--- PROBLEM TO WORK ON ---
Take the lines of the data below from the very first through the line containing "cr3_err = [0.0, 0.0, 0.4, 0.0, 0.3, 0.4]" and output them exactly, pictures excluded.

--- INFORMATION PROVIDED ---
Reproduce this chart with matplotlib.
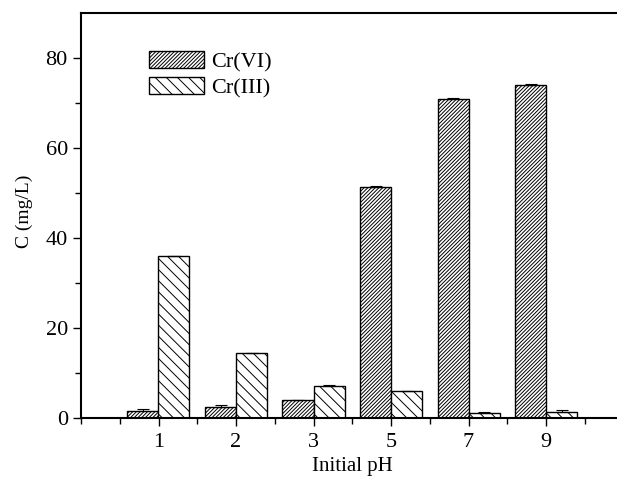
import matplotlib
matplotlib.use('Agg')
import matplotlib.pyplot as plt
import numpy as np

plt.rcParams['font.family'] = ['Liberation Serif', 'DejaVu Serif']
plt.rcParams['hatch.linewidth'] = 0.7

ph_labels = ['1', '2', '3', '5', '7', '9']
cr6 = [1.5, 2.3, 3.8, 51.2, 70.8, 74.0]
cr6_err = [0.5, 0.5, 0.2, 0.4, 0.2, 0.3]
cr3 = [36.0, 14.3, 6.9, 6.0, 1.0, 1.3]
cr3_err = [0.0, 0.0, 0.4, 0.0, 0.3, 0.4]

fig = plt.figure(figsize=(6.17, 4.9), dpi=100)
# axes is wider than the figure on purpose: right edge is cut off like the original
ax = fig.add_axes([81/617, (490-417.5)/490, 542.5/617, 404.5/490])

x = np.arange(1, len(ph_labels) + 1)
w = 0.4
ekw = dict(ecolor='black', elinewidth=0.8, capsize=4, capthick=0.8)
ax.bar(x - w/2, cr6, w, color='white', edgecolor='black', hatch='/' * 9, linewidth=1.0,
       yerr=[np.zeros(len(cr6)), cr6_err], error_kw=ekw, label='Cr(VI)')
ax.bar(x + w/2, cr3, w, color='white', edgecolor='black', hatch='\\' * 3, linewidth=1.0,
       yerr=[np.zeros(len(cr3)), cr3_err], error_kw=ekw, label='Cr(III)')

ax.set_xlim(0, 7)
ax.set_ylim(0, 90)
ax.set_xticks(x)
ax.set_xticklabels(ph_labels)
ax.set_xticks([0, 0.5, 1.5, 2.5, 3.5, 4.5, 5.5, 6.5], minor=True)
ax.set_yticks([0, 20, 40, 60, 80])
ax.set_yticks([10, 30, 50, 70], minor=True)
ax.tick_params(axis='both', which='major', direction='out', length=6, width=1, labelsize=16)
ax.tick_params(axis='both', which='minor', direction='out', length=4, width=1)
ax.tick_params(axis='x', pad=5)

for s in ['left', 'bottom', 'top']:
    ax.spines[s].set_linewidth(1.5)
ax.spines['right'].set_visible(False)

ax.set_xlabel('Initial pH', fontsize=15, labelpad=4)
ax.set_ylabel('C (mg/L)', fontsize=14)
ax.yaxis.set_label_coords(-0.088, 0.51)

ax.legend(loc='upper left', bbox_to_anchor=(0.088, 0.955), frameon=False, fontsize=16,
          handlelength=2.5, handleheight=0.8, handletextpad=0.3, labelspacing=0.22)

fig.savefig('out.png', dpi=100)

--- EXERCISE RESPONSE ---
Reproduce this chart with matplotlib.
import matplotlib
matplotlib.use('Agg')
import matplotlib.pyplot as plt
import numpy as np

plt.rcParams['font.family'] = ['Liberation Serif', 'DejaVu Serif']
plt.rcParams['hatch.linewidth'] = 0.7

ph_labels = ['1', '2', '3', '5', '7', '9']
cr6 = [1.5, 2.3, 3.8, 51.2, 70.8, 74.0]
cr6_err = [0.5, 0.5, 0.2, 0.4, 0.2, 0.3]
cr3 = [36.0, 14.3, 6.9, 6.0, 1.0, 1.3]
cr3_err = [0.0, 0.0, 0.4, 0.0, 0.3, 0.4]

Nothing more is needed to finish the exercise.